Increased Farmer Access to Quality Inputs Boosts Productivity in Serere District

Publicatiedatum: 14/05/2020

Agriculture is the mainstay of the Ugandan economy, with a total contribution to GDP of 24.9%, 47% to exports and 73% to total employment(*1). However, productivity still remains a challenge in Eastern Uganda, as evidenced by the fact that 100,000 peasant farmers in Serere District still have challenges accessing quality seeds and other materials. This has hampered their ability to produce quality produce that could be marketable with a high income potential.

According to the Church of Uganda Teso Dioceses Development Offices (COU-TEDDO) project baseline study in 2017 for Civic Engagement Alliance, most farmers replant seeds from previous harvests and often access poor quality seeds from input dealers during weekly markets.
Since 2017, COU-TEDDO, as a member of the Civic Engagement Alliance in Uganda, has implemented interventions aimed at promoting improved quality and access to food in Labor, Pingire and Bugondo sub counties in Serere district.

Through inclusive advocacy initiatives, farmers have been linked to relevant local government departments. The aim of this is facilitating dialogue and enactment of local policies and legislations that improve the quality of seeds in the markets, which would positively impact farmers’ productivity.
Over the last four years, 20 farmer groups have been established and strengthened in the three targeted sub counties. The groups have benefited from training in advocacy through the Alliance ¨Change the Game¨ approach. This has built the farmers’ capacity to collectively use dialogue platforms to present issues affecting farmers and demand for relevant action by the local government leadership.

Through 10 quarterly dialogue meetings during 2018 and 2019 with leaders from sub counties and the district, and input dealers, the farmer groups have been able to highlight challenges including:

  • Fake seed dealers in markets
  • Lack of knowledge of how and where to access quality seeds, and;
  • Limited knowledge of and access to avenues for reporting cases of fraudulent input dealers at sub county and district levels.

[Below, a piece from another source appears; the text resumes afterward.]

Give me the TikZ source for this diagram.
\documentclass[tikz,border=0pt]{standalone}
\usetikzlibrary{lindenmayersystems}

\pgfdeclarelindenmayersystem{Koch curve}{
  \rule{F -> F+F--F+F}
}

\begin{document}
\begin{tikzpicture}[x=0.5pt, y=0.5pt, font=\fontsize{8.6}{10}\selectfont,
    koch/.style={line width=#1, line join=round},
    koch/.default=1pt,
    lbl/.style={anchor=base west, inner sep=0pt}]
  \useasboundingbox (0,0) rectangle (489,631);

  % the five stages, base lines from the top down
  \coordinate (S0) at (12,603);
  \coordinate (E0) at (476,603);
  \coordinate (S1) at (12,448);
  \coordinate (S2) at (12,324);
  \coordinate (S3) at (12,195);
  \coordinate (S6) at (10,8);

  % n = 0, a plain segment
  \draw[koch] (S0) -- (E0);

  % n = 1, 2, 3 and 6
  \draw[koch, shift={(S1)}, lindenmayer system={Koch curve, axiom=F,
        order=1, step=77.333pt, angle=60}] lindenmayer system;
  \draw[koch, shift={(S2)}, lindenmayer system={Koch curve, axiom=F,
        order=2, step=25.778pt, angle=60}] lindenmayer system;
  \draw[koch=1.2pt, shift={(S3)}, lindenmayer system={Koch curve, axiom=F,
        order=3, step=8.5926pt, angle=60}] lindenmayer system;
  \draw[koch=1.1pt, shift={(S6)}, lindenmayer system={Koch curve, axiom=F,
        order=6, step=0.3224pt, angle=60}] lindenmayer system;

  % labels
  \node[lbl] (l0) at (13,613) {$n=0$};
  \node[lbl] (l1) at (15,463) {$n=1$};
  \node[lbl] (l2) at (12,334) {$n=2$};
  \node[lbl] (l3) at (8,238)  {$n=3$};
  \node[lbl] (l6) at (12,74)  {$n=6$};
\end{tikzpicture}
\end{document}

As a result of increased knowledge of challenges facing farmers’ productivity, sub county councilors were able to pass a bye-law and policy banning the sale of seed and agro-chemicals in open weekly markets. The helped to limit the distribution of unverified inputs to farmers by unscrupulous traders, and encourage the purchase of high quality farming inputs to boost farmer productivity.

District technical departments have also boosted efforts to register and train input dealers in quality assurance.

COU-TEDDO has also built farmers’ capacity in the identification of quality farming inputs, good planting practices, harvest and post-harvest handling methods, which has facilitated improved quality of produce. They have also learnt the importance of bulking of produce, which has facilitated an increase in their bargaining capacity with dealers from input acquisition to access to finance.